Chicos de la Luz, Astro
Nacional Records, Chile
by Sam Rodgers
Sometimes the evolution of artists is noticeably fed by their influences: genre hopping from album to album or song to song. Other times, an artist 'matures' into their own recognizable sound: auteurs which are invariably marked by a sound that listeners had either rejected or accepted wholeheartedly from the outset. So while Astro's debut EP contained heavy distorted guitars, as on the hit "Maestro Distorsión," and used electronic sound effects sparingly amongst the otherwise four piece standard, it was Andrés Nusser's distinct vocals and knack for unpredictable, but catchy, melodies that elevated the band from their peers. And so this separation continued with Astro - their first LP - which was loaded with ideas, and songs keeping within the traditional 3-4 minute pop limit. 2011's Astro shimmered with more keys, and honored 8-bit aesthetics, folding it into a straight-faced rock set, delivering lines about plastic bunny ears, gods of the forest, and animals heading down to the mangroves. The track, "Pepa" is the best example of Nusser's mythology, one that could be an allegory for drugs, but could also just be the trip, such is the rush of color and imagery he shares in his hallucinogenic state (further explored in the soundscapes he wove on his individual EP, Karakoram-Mekong. Astro are never morose, only ponderous. There's always an element of sheer joy lifting each track - these narcotics are all natural - pure escapism.
Finally, after four years and an interim single, "Hawaii," Astro return with their second LP, Chicos de la Luz, shifting their sound further away from their beginnings, while remaining undeniably Astro: Nusser's mystic lore permeating the ten tracks. It's their most electronic album. It's sparser and more confident: their debut crashed down on the listener, who then had to spin out the components on repeated listens. On Chicos de la Luz there is a disarming simplicity. Nusser and band show restraint, which suggests that the band have created an album that can be reinterpreted on the road, perhaps a reaction to four years of seemingly constant touring of an album and a half of songs.
Chicos de la Luz begins with "Uno" with an extended opening groove reminiscent of Jamiroquai's pop-disco and Neon Indian's indie-electro, before heading into the tropicana vibe that singles "Hawaii" and "Caribbean" relished. When Nusser's vocals finally come, they're as mellow as a bass line. The track builds around his ruminations on loneliness and anxiety, before changing gears halfway, turning up the ecstatic Astro demand to find oneness: we all contain multitudes, our way forward, of letting go, is big bang-esque.
The majority of tracks on Chicos de la Luz trade on this gear change approach, though it doesn't feel as contrived as it would in lesser hands. There is real skill in Nusser and Co's soundtracking of each multiplayer game. The mood change complements the mood before it, and no track seems out of place - there's a through-line to the album, cloaked as mischievously in psychedelic ramblings as their first LP, with melodies that only get more fun the more one revisits them. This is most pronounced on latest single, "Druida", which is as heady as Astro's "Colombo" - with a guaranteed spring in step in every spin.

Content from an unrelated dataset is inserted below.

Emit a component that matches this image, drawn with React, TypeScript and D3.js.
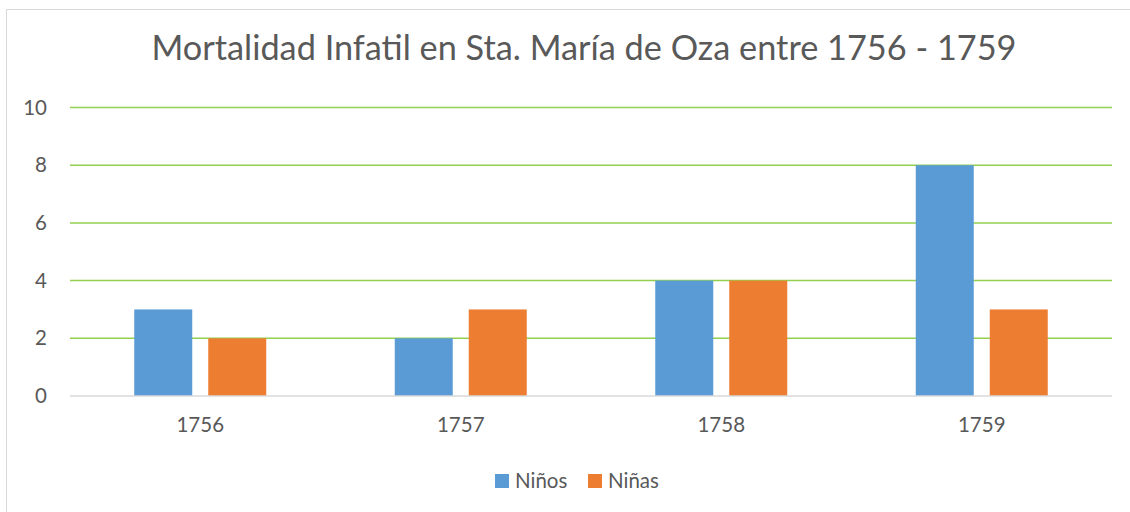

There isn't much, if any, filler on the album. "Warrior" and "Rico" are perhaps the casualties of the rest being a little more imaginative, though the former has a memorable lumbering nature, and the latter, while barely there, is brief. In fact, the average length of track sits around the five minute mark, which makes the album flow better than if the band were trying to make every song a potential single.
Final track, "Kafka" could be Astro's answer to those comparisons with Animal Collective (which are lazy), inasmuch Nusser simply asks for a house and family a la "My Girls", but sonically, Astro place more importance on the narrative of the song, rather than the elliptical nature of the Baltimore band's work. But herein lies Astro's ability to create songs that are lyrically both earnest and throwaway, meaning everything to the protagonist and yet mean nothing in particular for the casual listener: like an episode of Adventure Time for a child - happy to be captivated by the color and drama without understanding any subtext. And like that cartoon, Astro aren't cynical - they manage to sound euphoric without being disposable pop-of-the-moment, nor trite. Theirs is a signature that will be interesting to follow as they explore new lands of bliss.